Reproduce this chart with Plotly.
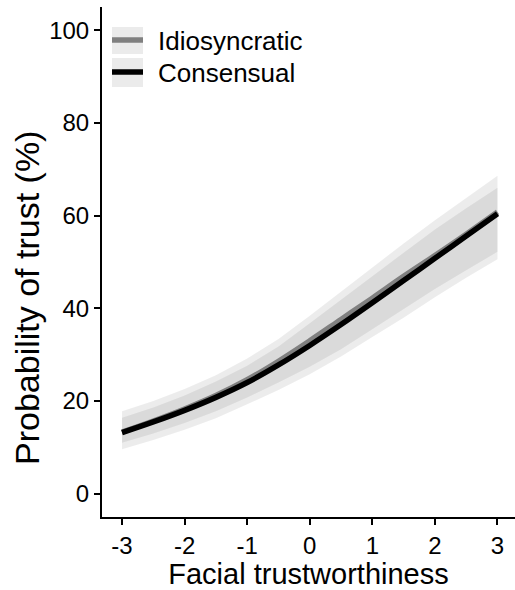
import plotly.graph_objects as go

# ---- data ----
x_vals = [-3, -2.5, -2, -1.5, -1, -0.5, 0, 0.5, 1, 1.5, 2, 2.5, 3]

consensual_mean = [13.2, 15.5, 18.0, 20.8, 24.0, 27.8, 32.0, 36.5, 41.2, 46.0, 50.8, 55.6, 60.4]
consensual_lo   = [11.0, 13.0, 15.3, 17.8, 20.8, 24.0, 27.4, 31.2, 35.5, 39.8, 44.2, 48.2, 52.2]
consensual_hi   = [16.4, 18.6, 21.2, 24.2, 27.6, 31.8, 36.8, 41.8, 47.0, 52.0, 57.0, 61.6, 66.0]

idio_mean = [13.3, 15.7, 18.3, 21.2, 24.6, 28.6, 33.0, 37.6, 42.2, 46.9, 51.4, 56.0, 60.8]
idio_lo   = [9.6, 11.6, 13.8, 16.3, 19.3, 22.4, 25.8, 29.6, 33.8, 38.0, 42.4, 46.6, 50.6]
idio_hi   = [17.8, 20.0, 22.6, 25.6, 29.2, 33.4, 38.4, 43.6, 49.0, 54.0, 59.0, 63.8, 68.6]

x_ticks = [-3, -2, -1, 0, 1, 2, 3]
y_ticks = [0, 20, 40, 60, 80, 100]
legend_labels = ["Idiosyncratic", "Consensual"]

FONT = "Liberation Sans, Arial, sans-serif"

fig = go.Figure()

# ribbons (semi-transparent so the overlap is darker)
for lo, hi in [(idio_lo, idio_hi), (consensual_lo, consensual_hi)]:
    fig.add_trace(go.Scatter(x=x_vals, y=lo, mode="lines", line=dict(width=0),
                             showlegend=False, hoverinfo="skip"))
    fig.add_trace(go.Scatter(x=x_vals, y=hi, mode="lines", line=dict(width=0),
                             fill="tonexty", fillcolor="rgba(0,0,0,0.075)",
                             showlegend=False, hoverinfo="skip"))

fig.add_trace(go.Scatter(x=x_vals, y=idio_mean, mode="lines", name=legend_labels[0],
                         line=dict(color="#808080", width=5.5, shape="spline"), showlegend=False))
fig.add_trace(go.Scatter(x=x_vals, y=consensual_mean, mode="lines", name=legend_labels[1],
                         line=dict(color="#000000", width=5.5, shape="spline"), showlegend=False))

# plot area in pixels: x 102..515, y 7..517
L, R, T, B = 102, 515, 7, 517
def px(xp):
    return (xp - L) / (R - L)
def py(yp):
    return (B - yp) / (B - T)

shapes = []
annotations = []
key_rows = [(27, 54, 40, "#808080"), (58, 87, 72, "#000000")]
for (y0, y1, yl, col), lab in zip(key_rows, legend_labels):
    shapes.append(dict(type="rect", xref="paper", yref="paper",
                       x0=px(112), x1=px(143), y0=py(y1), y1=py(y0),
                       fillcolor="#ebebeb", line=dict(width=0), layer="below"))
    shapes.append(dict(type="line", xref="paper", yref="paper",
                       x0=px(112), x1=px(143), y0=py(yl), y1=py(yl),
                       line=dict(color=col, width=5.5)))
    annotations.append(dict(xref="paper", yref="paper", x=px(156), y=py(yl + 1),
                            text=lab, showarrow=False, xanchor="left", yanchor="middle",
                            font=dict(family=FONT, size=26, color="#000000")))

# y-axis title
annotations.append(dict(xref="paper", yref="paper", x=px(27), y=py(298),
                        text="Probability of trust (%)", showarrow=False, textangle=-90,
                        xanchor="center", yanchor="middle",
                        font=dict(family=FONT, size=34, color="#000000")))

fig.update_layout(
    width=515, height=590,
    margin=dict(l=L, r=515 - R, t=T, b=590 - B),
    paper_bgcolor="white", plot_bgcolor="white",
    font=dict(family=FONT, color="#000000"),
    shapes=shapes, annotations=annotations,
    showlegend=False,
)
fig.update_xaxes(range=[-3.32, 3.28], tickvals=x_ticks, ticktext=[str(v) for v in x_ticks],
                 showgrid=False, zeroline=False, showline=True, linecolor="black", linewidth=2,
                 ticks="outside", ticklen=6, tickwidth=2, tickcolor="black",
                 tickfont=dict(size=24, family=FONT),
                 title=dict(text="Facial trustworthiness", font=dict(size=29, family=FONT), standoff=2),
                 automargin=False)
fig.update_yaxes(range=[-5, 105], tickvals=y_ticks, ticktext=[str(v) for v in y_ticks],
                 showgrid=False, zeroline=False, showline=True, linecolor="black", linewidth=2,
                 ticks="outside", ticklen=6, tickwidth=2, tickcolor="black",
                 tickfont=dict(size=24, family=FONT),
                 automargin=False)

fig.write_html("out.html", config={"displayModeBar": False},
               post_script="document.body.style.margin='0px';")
◇ ◇ ◇ ◇ ◇ ◇ ◇
Give again, exactly, the lines from the start of the data through the one holding "fig = go.Figure()"; omit the pictures.

Reproduce this chart with Plotly.
import plotly.graph_objects as go

# ---- data ----
x_vals = [-3, -2.5, -2, -1.5, -1, -0.5, 0, 0.5, 1, 1.5, 2, 2.5, 3]

consensual_mean = [13.2, 15.5, 18.0, 20.8, 24.0, 27.8, 32.0, 36.5, 41.2, 46.0, 50.8, 55.6, 60.4]
consensual_lo   = [11.0, 13.0, 15.3, 17.8, 20.8, 24.0, 27.4, 31.2, 35.5, 39.8, 44.2, 48.2, 52.2]
consensual_hi   = [16.4, 18.6, 21.2, 24.2, 27.6, 31.8, 36.8, 41.8, 47.0, 52.0, 57.0, 61.6, 66.0]

idio_mean = [13.3, 15.7, 18.3, 21.2, 24.6, 28.6, 33.0, 37.6, 42.2, 46.9, 51.4, 56.0, 60.8]
idio_lo   = [9.6, 11.6, 13.8, 16.3, 19.3, 22.4, 25.8, 29.6, 33.8, 38.0, 42.4, 46.6, 50.6]
idio_hi   = [17.8, 20.0, 22.6, 25.6, 29.2, 33.4, 38.4, 43.6, 49.0, 54.0, 59.0, 63.8, 68.6]

x_ticks = [-3, -2, -1, 0, 1, 2, 3]
y_ticks = [0, 20, 40, 60, 80, 100]
legend_labels = ["Idiosyncratic", "Consensual"]

FONT = "Liberation Sans, Arial, sans-serif"

fig = go.Figure()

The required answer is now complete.